The Beautiful South singles chronology
| "Bell Bottomed Tear" (1992) | "36D" (1992) | "Good as Gold (Stupid as Mud)" (1994) |

= 36D =

"36D" is a song written by Paul Heaton and Dave Rotheray and performed by The Beautiful South. The song was originally found on the album 0898 Beautiful South and later appeared on two greatest hits compilations - 1994's Carry on up the Charts and 2007's Soup. As a single it reached no. 46 in the UK Singles Chart, spending two weeks in the Top 75 in 1992. The album version ran for 5 minutes 15 seconds.

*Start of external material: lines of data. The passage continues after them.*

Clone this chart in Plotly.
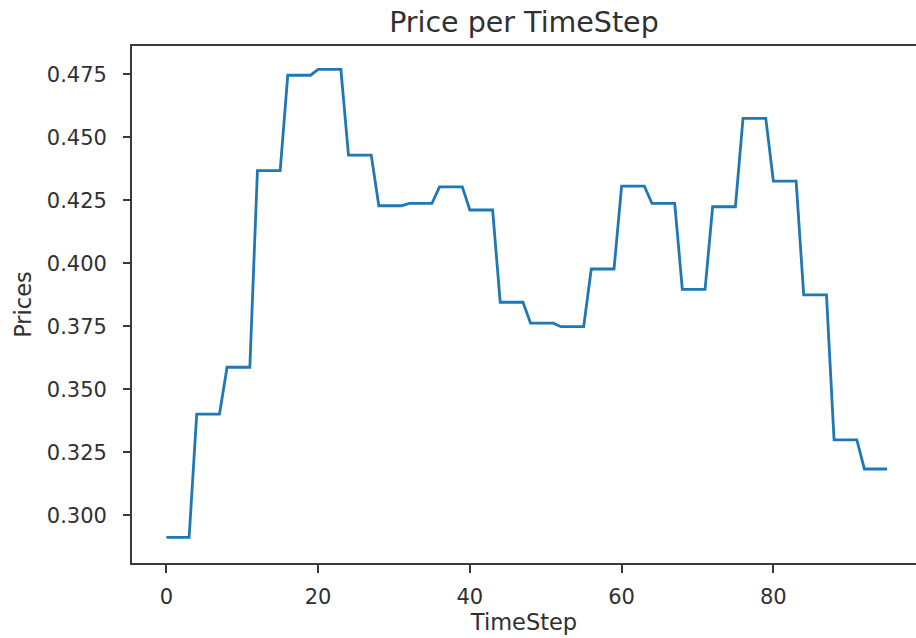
import plotly.graph_objects as go

# Hourly prices (each held for 4 quarter-hour timesteps)
hourly_prices = [0.2913, 0.3402, 0.3588, 0.4368, 0.4747, 0.4770, 0.4430, 0.4229,
                 0.4238, 0.4304, 0.4212, 0.3846, 0.3763, 0.3749, 0.3978, 0.4307,
                 0.4238, 0.3897, 0.4225, 0.4576, 0.4327, 0.3875, 0.3300, 0.3184]
steps_per_hour = 4
prices = [p for p in hourly_prices for _ in range(steps_per_hour)]
timesteps = list(range(len(prices)))

x_ticks = [0, 20, 40, 60, 80]
y_ticks = [0.300, 0.325, 0.350, 0.375, 0.400, 0.425, 0.450, 0.475]

FONT = "DejaVu Sans"
AX = "#3a3a3a"
TXT = "#303030"

fig = go.Figure(go.Scatter(x=timesteps, y=prices, mode="lines",
                           line=dict(color="#1f77b4", width=2.8)))

fig.update_layout(
    width=916, height=638,
    margin=dict(l=132, r=0, t=46, b=75, autoexpand=False),
    paper_bgcolor="white", plot_bgcolor="white",
    showlegend=False,
    font=dict(family=FONT, size=21, color=TXT),
    title=dict(text="Price per TimeStep", x=0.572, xanchor="center",
               y=1 - 22 / 638, yanchor="middle", yref="container",
               automargin=False,
               font=dict(family=FONT, size=28.5, color=TXT)),
)
fig.update_xaxes(
    range=[-4.53, 98.8], tickvals=x_ticks, ticktext=[str(v) for v in x_ticks],
    showgrid=False, zeroline=False, automargin=False,
    showline=True, linecolor=AX, linewidth=1.8, mirror=True,
    ticks="outside", ticklen=8, tickwidth=1.6, tickcolor=AX,
    ticklabelstandoff=6,
    title=dict(text="TimeStep", standoff=4, font=dict(size=22.5)),
)
fig.update_yaxes(
    range=[0.2811, 0.4863], tickvals=y_ticks, ticktext=[f"{v:.3f}" for v in y_ticks],
    showgrid=False, zeroline=False, automargin=False,
    showline=True, linecolor=AX, linewidth=1.8, mirror=False,
    ticks="outside", ticklen=7, tickwidth=1.6, tickcolor=AX,
    ticklabelstandoff=12,
    title=dict(text="Prices", standoff=9, font=dict(size=22.5)),
)

fig.write_html("out.html",
               config={"displayModeBar": False},
               post_script="document.body.style.margin='0';document.body.style.overflow='hidden';")
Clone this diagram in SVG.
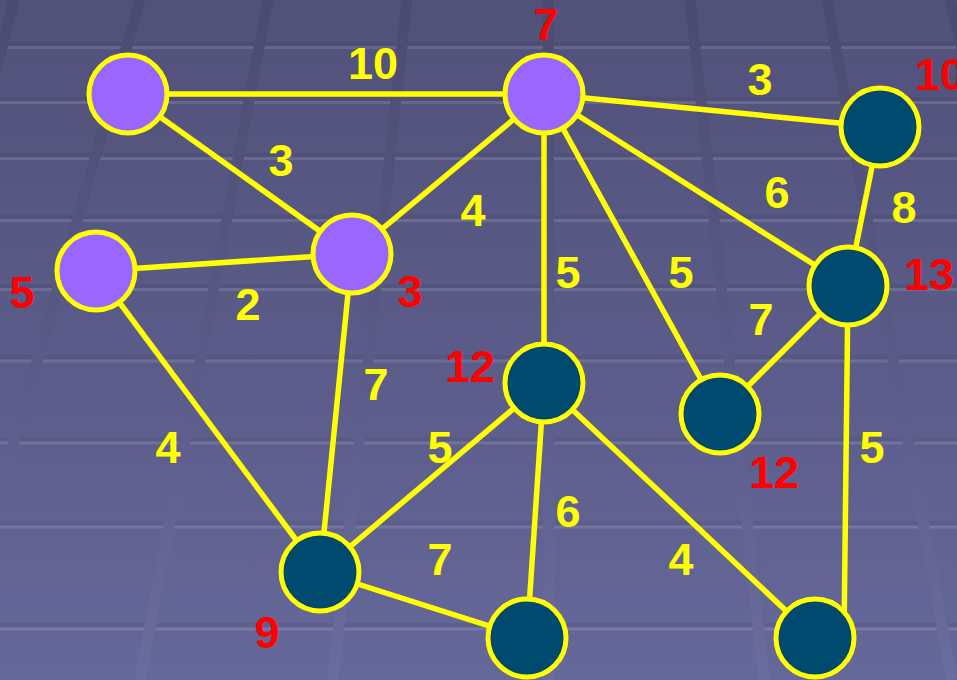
<svg xmlns="http://www.w3.org/2000/svg" width="957" height="680" viewBox="0 0 957 680">
<defs>
<linearGradient id="bg" x1="0" y1="0" x2="0" y2="680" gradientUnits="userSpaceOnUse">
<stop offset="0" stop-color="#51517a"/>
<stop offset="0.5" stop-color="#5a5b88"/>
<stop offset="1" stop-color="#66689a"/>
</linearGradient>
<linearGradient id="st" x1="0" y1="0" x2="0" y2="680" gradientUnits="userSpaceOnUse">
<stop offset="0" stop-color="#4b4b71"/>
<stop offset="0.55" stop-color="#5a5b89"/>
<stop offset="1" stop-color="#6b6d9e"/>
</linearGradient>
<style>
.hd{stroke:#000;stroke-opacity:0.05;stroke-width:4}
.hl{stroke:#fff;stroke-opacity:0.12;stroke-width:3}
.sp{stroke:url(#st);stroke-width:11;fill:none}
.e{stroke:#ffff00;stroke-width:5.5;fill:none}
.np{fill:#9966ff;stroke:#ffff00;stroke-width:5}
.nd{fill:#00496f;stroke:#ffff00;stroke-width:5}
.w{font-family:"Liberation Sans",Arial,sans-serif;font-weight:bold;font-size:45px;fill:#ffff00;text-anchor:middle}
.r{font-family:"Liberation Sans",Arial,sans-serif;font-weight:bold;font-size:45px;fill:#ff0000;text-anchor:middle}
</style>
</defs>
<rect width="957" height="680" fill="url(#bg)"/>
<g id="background-grid">
<line class="hd" x1="0" y1="44" x2="957" y2="44"/><line class="hl" x1="0" y1="47.5" x2="957" y2="47.5"/>
<line class="hd" x1="0" y1="99" x2="957" y2="99"/><line class="hl" x1="0" y1="102.5" x2="957" y2="102.5"/>
<line class="hd" x1="0" y1="155" x2="957" y2="155"/><line class="hl" x1="0" y1="158.5" x2="957" y2="158.5"/>
<line class="hd" x1="0" y1="217" x2="957" y2="217"/><line class="hl" x1="0" y1="220.5" x2="957" y2="220.5"/>
<line class="hd" x1="0" y1="286" x2="957" y2="286"/><line class="hl" x1="0" y1="289.5" x2="957" y2="289.5"/>
<line class="hd" x1="0" y1="357" x2="957" y2="357"/><line class="hl" x1="0" y1="361" x2="957" y2="361"/>
<line class="hd" x1="0" y1="439" x2="957" y2="439"/><line class="hl" x1="0" y1="443" x2="957" y2="443"/>
<line class="hd" x1="0" y1="523" x2="957" y2="523"/><line class="hl" x1="0" y1="527" x2="957" y2="527"/>
<line class="hd" x1="0" y1="625" x2="957" y2="625"/><line class="hl" x1="0" y1="629" x2="957" y2="629"/>
<line class="sp" x1="14" y1="0" x2="-160" y2="680"/>
<line class="sp" x1="140" y1="0" x2="-54" y2="680"/>
<line class="sp" x1="268" y1="0" x2="140" y2="680"/>
<line class="sp" x1="407" y1="0" x2="333" y2="680"/>
<line class="sp" x1="548" y1="0" x2="549" y2="680"/>
<line class="sp" x1="690" y1="0" x2="764" y2="680"/>
<line class="sp" x1="827" y1="0" x2="952" y2="680"/>
<line class="sp" x1="950" y1="0" x2="1120" y2="680"/>
</g>
<g id="connectors">
<line class="e" x1="128" y1="94" x2="544" y2="94"/>
<line class="e" x1="128" y1="94" x2="352" y2="254"/>
<line class="e" x1="352" y1="254" x2="544" y2="94"/>
<line class="e" x1="96" y1="271" x2="352" y2="254"/>
<line class="e" x1="96" y1="271" x2="320" y2="572"/>
<line class="e" x1="352" y1="254" x2="320" y2="572"/>
<line class="e" x1="544" y1="94" x2="544" y2="383"/>
<line class="e" x1="544" y1="94" x2="720" y2="414"/>
<line class="e" x1="544" y1="94" x2="848" y2="286"/>
<line class="e" x1="544" y1="94" x2="880" y2="127"/>
<line class="e" x1="880" y1="127" x2="848" y2="286"/>
<line class="e" x1="848" y1="286" x2="720" y2="414"/>
<line class="e" x1="848" y1="286" x2="844" y2="638"/>
<line class="e" x1="544" y1="383" x2="320" y2="572"/>
<line class="e" x1="544" y1="383" x2="527" y2="638"/>
<line class="e" x1="544" y1="383" x2="815" y2="638"/>
<line class="e" x1="320" y1="572" x2="527" y2="638"/>
</g>
<g id="edge-labels">
<text class="w" x="373" y="79">10</text>
<text class="w" x="281" y="176">3</text>
<text class="w" x="473" y="226">4</text>
<text class="w" x="248" y="320">2</text>
<text class="w" x="168" y="463">4</text>
<text class="w" x="376" y="400">7</text>
<text class="w" x="568" y="288">5</text>
<text class="w" x="681" y="288">5</text>
<text class="w" x="777" y="208">6</text>
<text class="w" x="760" y="95">3</text>
<text class="w" x="904" y="223">8</text>
<text class="w" x="761" y="335">7</text>
<text class="w" x="872" y="463">5</text>
<text class="w" x="440" y="463">5</text>
<text class="w" x="568" y="527">6</text>
<text class="w" x="681" y="575">4</text>
<text class="w" x="440" y="575">7</text>
</g>
<g id="node-A"><circle class="np" cx="128" cy="94" r="39"/></g>
<g id="node-B"><circle class="np" cx="544" cy="94" r="39"/><text class="r" x="546" y="40">7</text></g>
<g id="node-C"><circle class="np" cx="352" cy="254" r="39"/><text class="r" x="410" y="307">3</text></g>
<g id="node-D"><circle class="np" cx="96" cy="271" r="39"/><text class="r" x="22" y="308">5</text></g>
<g id="node-E"><circle class="nd" cx="880" cy="127" r="39"/><text class="r" x="915" y="90" style="text-anchor:start">10</text></g>
<g id="node-F"><circle class="nd" cx="848" cy="286" r="39"/><text class="r" x="929" y="290">13</text></g>
<g id="node-G"><circle class="nd" cx="544" cy="383" r="39"/><text class="r" x="470" y="382">12</text></g>
<g id="node-H"><circle class="nd" cx="720" cy="414" r="39"/><text class="r" x="774" y="488">12</text></g>
<g id="node-I"><circle class="nd" cx="320" cy="572" r="39"/><text class="r" x="267" y="648">9</text></g>
<g id="node-J"><circle class="nd" cx="527" cy="638" r="39"/></g>
<g id="node-K"><circle class="nd" cx="815" cy="638" r="39"/></g>
</svg>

The overtly sexual content of the song may be a reason why it did not chart highly as a single, as opposed to many of their other tongue-in-cheek songs like "Song for Whoever" and "Don't Marry Her". The song was one of the catalysts for Briana Corrigan leaving as she thought it painted glamour models, especially Page 3 girls, in a bad light when the media who put them there should be blamed instead.